▶ **Instruction**
Output exactly the lines from the first line of the records below through the line containing "const xc = i", both included, leaving out any pictures.

Code that draws figures
____

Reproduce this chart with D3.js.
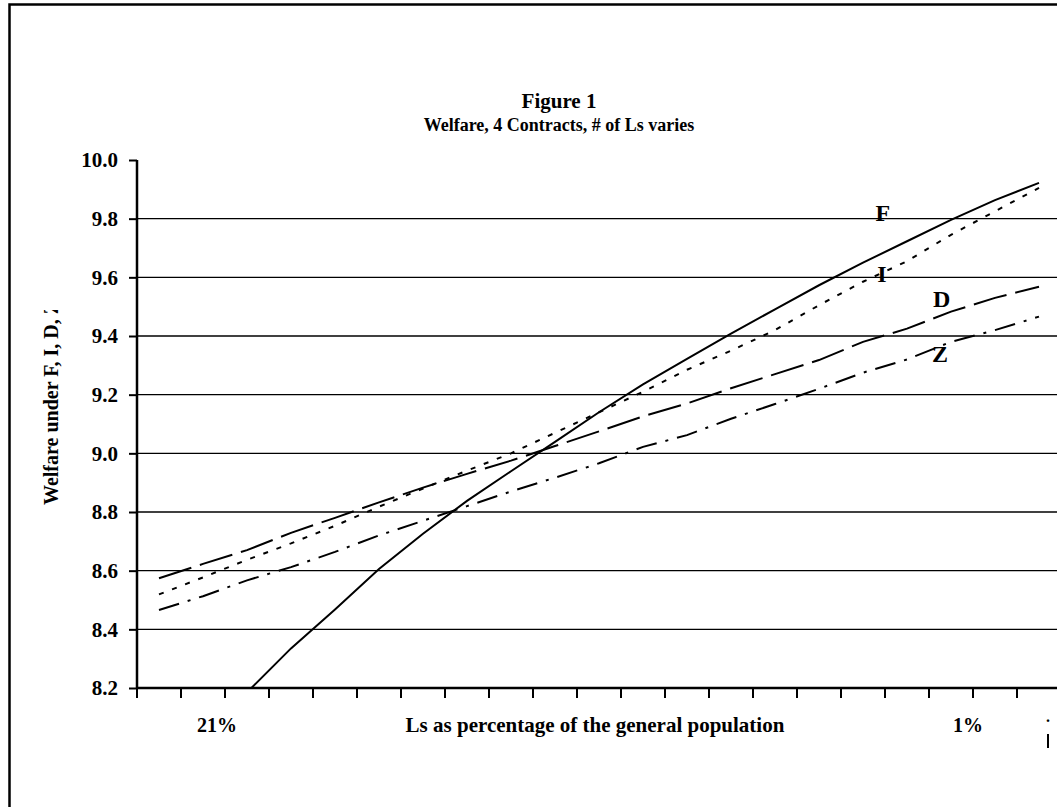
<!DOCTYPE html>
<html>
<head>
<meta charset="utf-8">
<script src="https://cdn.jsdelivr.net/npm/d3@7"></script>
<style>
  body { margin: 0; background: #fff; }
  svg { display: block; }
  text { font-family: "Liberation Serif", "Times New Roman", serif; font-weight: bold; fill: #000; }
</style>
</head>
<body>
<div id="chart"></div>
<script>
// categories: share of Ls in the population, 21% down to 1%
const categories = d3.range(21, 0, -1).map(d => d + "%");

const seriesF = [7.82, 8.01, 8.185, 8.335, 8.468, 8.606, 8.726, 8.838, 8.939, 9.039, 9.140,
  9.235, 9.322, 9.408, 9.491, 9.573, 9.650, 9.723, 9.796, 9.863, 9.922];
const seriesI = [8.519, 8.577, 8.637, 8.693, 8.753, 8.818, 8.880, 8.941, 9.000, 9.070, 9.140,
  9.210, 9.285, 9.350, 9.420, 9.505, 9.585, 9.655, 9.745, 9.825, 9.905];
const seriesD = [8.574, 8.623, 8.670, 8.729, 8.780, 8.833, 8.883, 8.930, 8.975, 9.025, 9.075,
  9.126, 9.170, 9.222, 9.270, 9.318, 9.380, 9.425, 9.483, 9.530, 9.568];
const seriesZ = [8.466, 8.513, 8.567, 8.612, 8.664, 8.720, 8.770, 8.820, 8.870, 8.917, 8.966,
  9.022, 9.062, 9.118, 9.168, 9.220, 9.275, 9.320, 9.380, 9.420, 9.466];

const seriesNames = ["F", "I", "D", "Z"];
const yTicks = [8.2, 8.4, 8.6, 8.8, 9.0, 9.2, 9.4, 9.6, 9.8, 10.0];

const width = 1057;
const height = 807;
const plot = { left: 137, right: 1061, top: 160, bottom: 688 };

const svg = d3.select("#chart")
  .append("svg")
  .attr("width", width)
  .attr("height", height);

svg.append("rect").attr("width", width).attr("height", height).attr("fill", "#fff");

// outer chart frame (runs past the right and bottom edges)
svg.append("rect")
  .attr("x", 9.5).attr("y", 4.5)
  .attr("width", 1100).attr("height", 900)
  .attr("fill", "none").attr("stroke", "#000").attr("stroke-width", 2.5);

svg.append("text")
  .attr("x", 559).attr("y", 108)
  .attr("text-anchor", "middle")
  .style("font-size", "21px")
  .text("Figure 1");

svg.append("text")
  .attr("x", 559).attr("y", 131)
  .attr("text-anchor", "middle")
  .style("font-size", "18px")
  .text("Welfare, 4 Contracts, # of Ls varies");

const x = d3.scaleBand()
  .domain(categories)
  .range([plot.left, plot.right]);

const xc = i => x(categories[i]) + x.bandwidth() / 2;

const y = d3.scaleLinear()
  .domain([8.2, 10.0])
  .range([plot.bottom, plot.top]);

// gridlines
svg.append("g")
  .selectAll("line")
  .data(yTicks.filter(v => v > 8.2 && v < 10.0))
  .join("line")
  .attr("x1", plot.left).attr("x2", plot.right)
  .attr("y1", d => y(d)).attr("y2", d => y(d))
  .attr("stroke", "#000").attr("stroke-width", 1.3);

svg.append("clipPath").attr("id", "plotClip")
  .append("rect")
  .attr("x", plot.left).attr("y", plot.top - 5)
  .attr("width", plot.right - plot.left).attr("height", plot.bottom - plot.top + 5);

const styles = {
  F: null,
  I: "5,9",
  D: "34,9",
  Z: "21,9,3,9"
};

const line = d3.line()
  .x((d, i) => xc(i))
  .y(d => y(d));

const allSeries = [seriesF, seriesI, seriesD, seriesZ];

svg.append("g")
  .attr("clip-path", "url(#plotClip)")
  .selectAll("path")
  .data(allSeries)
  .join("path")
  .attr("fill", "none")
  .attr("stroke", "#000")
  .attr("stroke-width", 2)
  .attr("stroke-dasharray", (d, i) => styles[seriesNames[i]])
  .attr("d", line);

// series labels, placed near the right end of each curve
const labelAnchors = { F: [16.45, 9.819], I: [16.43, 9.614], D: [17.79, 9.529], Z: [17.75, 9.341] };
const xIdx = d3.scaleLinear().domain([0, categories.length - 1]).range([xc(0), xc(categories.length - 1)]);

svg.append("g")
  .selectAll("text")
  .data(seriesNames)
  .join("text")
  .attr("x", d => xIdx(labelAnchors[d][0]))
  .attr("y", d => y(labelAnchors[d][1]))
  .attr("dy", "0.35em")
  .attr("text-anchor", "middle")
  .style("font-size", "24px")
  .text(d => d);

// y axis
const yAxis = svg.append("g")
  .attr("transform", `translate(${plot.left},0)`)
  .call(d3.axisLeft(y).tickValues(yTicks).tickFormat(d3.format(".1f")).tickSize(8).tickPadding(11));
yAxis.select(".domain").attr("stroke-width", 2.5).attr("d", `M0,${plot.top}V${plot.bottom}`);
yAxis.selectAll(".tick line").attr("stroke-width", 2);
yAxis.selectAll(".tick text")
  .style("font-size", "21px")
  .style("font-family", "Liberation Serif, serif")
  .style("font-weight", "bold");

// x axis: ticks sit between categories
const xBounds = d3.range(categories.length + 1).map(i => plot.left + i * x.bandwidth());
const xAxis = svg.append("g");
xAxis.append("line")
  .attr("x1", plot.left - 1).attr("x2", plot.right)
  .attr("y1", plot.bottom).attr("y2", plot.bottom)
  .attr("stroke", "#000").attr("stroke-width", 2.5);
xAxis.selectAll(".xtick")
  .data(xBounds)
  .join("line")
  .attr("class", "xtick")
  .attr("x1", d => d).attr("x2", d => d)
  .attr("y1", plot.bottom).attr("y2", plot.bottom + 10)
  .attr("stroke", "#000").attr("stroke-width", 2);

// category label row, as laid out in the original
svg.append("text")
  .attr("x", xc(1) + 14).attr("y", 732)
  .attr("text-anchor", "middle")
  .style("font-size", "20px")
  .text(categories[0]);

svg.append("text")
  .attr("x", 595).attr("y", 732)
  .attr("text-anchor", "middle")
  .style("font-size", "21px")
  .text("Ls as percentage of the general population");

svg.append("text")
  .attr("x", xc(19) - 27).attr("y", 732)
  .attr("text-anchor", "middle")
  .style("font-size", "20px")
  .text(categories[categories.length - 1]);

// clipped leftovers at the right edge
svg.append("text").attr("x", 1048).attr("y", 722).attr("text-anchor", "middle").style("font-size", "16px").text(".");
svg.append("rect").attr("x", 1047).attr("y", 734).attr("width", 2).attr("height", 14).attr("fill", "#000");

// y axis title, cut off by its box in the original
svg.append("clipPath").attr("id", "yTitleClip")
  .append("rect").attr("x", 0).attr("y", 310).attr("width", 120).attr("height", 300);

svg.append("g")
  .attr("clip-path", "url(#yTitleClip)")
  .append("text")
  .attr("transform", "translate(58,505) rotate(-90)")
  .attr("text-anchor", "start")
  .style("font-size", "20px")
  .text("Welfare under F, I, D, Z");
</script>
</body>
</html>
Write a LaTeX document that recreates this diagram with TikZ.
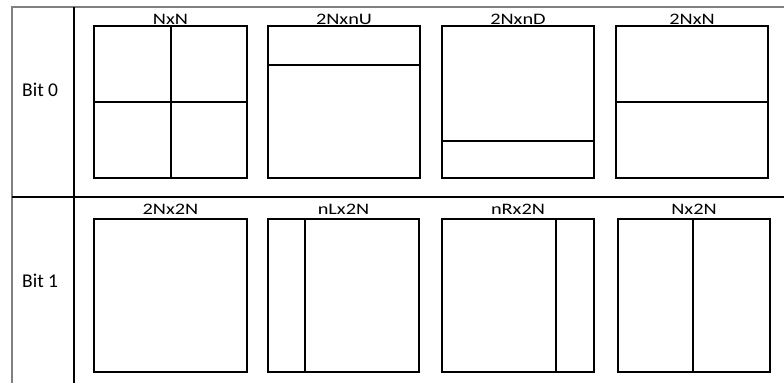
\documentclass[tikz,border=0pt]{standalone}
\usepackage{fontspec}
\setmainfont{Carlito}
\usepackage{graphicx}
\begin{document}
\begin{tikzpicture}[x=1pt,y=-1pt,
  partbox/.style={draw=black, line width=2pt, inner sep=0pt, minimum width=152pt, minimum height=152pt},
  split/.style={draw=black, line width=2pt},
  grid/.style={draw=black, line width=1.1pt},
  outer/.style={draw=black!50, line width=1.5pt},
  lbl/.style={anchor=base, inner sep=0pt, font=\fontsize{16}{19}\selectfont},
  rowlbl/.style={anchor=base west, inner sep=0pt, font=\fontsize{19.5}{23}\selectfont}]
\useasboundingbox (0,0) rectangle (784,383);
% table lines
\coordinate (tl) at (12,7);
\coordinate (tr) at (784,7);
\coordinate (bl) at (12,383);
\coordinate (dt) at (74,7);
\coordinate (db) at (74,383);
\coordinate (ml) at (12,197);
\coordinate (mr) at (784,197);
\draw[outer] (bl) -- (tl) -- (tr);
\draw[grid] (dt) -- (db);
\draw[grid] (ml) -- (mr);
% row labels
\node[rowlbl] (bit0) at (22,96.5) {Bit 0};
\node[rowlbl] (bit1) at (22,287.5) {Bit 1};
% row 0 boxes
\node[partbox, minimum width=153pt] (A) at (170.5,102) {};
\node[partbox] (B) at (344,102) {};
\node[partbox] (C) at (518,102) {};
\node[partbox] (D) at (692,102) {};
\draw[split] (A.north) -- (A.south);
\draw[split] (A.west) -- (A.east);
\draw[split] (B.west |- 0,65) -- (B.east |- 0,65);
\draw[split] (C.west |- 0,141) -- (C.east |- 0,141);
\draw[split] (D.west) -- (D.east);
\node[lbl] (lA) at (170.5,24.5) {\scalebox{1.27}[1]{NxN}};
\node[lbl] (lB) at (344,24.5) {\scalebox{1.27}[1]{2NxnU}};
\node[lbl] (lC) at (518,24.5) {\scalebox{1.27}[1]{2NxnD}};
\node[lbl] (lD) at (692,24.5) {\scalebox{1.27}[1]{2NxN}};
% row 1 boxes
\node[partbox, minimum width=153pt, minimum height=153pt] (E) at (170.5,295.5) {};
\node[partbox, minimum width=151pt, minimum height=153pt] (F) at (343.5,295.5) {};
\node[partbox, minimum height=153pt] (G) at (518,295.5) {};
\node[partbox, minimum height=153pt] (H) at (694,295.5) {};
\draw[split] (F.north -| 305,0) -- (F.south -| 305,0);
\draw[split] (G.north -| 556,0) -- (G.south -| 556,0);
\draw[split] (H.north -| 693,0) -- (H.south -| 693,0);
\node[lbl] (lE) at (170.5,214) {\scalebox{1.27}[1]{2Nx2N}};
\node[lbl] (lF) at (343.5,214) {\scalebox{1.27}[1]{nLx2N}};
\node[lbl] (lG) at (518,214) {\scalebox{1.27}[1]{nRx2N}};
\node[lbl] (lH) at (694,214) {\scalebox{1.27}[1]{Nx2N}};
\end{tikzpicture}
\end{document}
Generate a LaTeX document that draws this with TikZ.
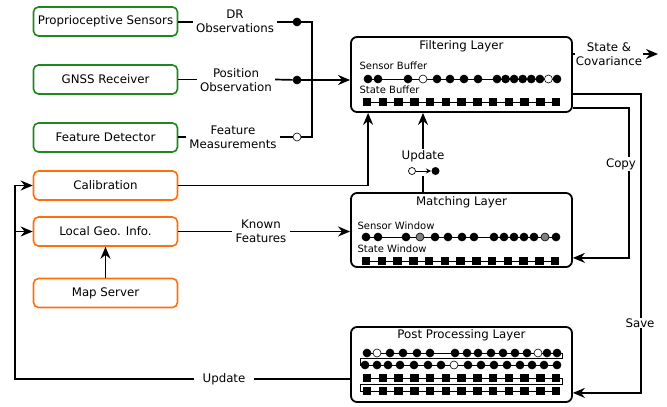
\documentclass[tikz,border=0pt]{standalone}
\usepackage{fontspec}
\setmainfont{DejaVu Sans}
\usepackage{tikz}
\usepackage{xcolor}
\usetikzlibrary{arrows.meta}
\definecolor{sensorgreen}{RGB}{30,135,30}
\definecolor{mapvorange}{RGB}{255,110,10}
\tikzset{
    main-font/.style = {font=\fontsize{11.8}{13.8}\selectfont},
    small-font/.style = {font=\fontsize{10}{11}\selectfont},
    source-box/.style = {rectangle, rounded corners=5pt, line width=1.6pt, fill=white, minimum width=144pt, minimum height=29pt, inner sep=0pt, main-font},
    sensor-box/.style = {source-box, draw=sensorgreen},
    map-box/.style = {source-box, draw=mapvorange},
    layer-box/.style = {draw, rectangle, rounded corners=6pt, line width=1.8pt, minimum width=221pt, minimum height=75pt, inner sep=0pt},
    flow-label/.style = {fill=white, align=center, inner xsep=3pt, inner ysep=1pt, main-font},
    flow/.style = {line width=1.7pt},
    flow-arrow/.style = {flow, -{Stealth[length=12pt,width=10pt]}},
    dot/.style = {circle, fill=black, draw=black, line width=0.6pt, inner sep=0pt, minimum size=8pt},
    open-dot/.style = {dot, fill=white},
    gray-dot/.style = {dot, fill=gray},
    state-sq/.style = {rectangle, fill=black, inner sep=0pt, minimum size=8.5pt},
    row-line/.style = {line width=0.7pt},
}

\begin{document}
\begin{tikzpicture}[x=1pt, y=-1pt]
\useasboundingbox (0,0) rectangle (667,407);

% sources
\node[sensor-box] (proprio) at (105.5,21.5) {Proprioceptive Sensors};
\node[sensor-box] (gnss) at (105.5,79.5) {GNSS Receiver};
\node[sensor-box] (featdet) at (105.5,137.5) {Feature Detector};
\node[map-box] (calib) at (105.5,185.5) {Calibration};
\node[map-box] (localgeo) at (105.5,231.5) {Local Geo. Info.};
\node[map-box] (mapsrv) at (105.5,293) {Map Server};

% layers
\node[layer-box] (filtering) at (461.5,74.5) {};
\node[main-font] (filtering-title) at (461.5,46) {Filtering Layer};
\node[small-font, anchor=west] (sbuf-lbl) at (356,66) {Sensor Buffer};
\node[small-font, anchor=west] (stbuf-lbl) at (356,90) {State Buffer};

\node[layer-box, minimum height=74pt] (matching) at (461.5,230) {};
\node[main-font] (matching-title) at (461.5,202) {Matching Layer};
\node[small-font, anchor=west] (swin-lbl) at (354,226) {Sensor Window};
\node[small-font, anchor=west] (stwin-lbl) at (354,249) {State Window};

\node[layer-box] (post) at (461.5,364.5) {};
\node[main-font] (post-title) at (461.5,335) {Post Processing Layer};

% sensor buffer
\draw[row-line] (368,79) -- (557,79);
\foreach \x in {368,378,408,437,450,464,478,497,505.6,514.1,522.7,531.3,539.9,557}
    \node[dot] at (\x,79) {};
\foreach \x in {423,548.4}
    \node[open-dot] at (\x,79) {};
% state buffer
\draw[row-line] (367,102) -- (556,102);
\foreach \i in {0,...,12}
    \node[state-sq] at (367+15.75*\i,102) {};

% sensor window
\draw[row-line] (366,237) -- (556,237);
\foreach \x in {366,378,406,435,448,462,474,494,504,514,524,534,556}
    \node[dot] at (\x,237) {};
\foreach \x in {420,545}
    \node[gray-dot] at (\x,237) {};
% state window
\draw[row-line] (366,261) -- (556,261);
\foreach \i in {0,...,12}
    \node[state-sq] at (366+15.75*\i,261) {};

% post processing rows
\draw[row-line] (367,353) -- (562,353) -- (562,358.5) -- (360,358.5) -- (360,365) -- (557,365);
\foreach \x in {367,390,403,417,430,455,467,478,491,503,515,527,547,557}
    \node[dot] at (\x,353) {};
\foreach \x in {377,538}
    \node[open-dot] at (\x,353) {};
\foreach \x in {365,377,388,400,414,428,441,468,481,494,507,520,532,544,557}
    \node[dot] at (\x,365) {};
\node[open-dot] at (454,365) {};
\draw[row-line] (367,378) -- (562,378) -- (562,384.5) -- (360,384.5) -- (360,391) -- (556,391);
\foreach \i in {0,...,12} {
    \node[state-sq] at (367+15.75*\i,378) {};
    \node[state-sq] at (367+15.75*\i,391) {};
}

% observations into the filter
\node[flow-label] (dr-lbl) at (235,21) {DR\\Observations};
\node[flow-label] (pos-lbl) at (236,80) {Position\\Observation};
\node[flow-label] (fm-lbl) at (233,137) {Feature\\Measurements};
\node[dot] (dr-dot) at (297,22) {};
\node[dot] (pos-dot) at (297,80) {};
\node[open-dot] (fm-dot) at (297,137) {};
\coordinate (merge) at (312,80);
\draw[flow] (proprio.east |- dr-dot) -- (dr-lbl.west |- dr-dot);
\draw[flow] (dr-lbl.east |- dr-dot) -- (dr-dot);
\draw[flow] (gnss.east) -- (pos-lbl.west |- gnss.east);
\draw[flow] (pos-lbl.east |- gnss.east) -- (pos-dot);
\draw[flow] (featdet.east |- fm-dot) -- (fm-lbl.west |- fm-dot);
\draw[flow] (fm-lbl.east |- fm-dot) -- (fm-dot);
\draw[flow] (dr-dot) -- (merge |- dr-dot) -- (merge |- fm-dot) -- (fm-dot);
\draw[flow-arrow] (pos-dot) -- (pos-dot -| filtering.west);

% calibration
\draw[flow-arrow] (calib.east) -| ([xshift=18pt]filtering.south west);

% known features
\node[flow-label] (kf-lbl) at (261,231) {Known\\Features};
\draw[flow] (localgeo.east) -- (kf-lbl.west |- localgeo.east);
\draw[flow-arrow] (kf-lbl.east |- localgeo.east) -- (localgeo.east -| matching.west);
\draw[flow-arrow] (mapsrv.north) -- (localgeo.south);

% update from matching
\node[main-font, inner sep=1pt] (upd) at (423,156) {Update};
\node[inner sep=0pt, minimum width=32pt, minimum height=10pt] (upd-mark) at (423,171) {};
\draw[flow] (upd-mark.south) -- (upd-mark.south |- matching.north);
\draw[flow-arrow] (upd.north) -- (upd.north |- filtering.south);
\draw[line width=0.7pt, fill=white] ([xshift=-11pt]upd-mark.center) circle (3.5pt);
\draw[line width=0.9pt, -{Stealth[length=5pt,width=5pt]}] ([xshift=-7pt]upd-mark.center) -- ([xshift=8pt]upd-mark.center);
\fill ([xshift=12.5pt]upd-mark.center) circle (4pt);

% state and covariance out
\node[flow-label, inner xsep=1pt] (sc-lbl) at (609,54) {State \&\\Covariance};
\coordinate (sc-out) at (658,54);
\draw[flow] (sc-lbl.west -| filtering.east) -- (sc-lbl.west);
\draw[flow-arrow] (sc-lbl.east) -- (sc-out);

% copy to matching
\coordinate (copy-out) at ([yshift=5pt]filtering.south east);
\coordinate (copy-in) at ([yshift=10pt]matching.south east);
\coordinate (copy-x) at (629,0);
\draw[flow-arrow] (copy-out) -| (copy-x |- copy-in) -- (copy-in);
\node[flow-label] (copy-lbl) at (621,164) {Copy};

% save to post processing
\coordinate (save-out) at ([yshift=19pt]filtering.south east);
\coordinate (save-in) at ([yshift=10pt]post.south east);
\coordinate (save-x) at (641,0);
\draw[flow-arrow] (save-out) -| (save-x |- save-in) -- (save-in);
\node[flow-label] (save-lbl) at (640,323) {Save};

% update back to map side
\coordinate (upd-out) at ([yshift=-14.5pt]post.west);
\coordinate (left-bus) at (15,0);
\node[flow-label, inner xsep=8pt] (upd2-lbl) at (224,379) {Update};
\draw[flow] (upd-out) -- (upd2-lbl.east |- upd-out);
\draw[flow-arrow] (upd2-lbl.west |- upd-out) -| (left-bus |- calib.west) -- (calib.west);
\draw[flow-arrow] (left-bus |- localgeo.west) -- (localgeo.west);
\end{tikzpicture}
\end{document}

____

▶ **Exercise solution**
Reproduce this chart with D3.js.
<!DOCTYPE html>
<html>
<head>
<meta charset="utf-8">
<script src="https://cdn.jsdelivr.net/npm/d3@7"></script>
<style>
  body { margin: 0; background: #fff; }
  svg { display: block; }
  text { font-family: "Liberation Serif", "Times New Roman", serif; font-weight: bold; fill: #000; }
</style>
</head>
<body>
<div id="chart"></div>
<script>
// categories: share of Ls in the population, 21% down to 1%
const categories = d3.range(21, 0, -1).map(d => d + "%");

const seriesF = [7.82, 8.01, 8.185, 8.335, 8.468, 8.606, 8.726, 8.838, 8.939, 9.039, 9.140,
  9.235, 9.322, 9.408, 9.491, 9.573, 9.650, 9.723, 9.796, 9.863, 9.922];
const seriesI = [8.519, 8.577, 8.637, 8.693, 8.753, 8.818, 8.880, 8.941, 9.000, 9.070, 9.140,
  9.210, 9.285, 9.350, 9.420, 9.505, 9.585, 9.655, 9.745, 9.825, 9.905];
const seriesD = [8.574, 8.623, 8.670, 8.729, 8.780, 8.833, 8.883, 8.930, 8.975, 9.025, 9.075,
  9.126, 9.170, 9.222, 9.270, 9.318, 9.380, 9.425, 9.483, 9.530, 9.568];
const seriesZ = [8.466, 8.513, 8.567, 8.612, 8.664, 8.720, 8.770, 8.820, 8.870, 8.917, 8.966,
  9.022, 9.062, 9.118, 9.168, 9.220, 9.275, 9.320, 9.380, 9.420, 9.466];

const seriesNames = ["F", "I", "D", "Z"];
const yTicks = [8.2, 8.4, 8.6, 8.8, 9.0, 9.2, 9.4, 9.6, 9.8, 10.0];

const width = 1057;
const height = 807;
const plot = { left: 137, right: 1061, top: 160, bottom: 688 };

const svg = d3.select("#chart")
  .append("svg")
  .attr("width", width)
  .attr("height", height);

svg.append("rect").attr("width", width).attr("height", height).attr("fill", "#fff");

// outer chart frame (runs past the right and bottom edges)
svg.append("rect")
  .attr("x", 9.5).attr("y", 4.5)
  .attr("width", 1100).attr("height", 900)
  .attr("fill", "none").attr("stroke", "#000").attr("stroke-width", 2.5);

svg.append("text")
  .attr("x", 559).attr("y", 108)
  .attr("text-anchor", "middle")
  .style("font-size", "21px")
  .text("Figure 1");

svg.append("text")
  .attr("x", 559).attr("y", 131)
  .attr("text-anchor", "middle")
  .style("font-size", "18px")
  .text("Welfare, 4 Contracts, # of Ls varies");

const x = d3.scaleBand()
  .domain(categories)
  .range([plot.left, plot.right]);

const xc = i => x(categories[i]) + x.bandwidth() / 2;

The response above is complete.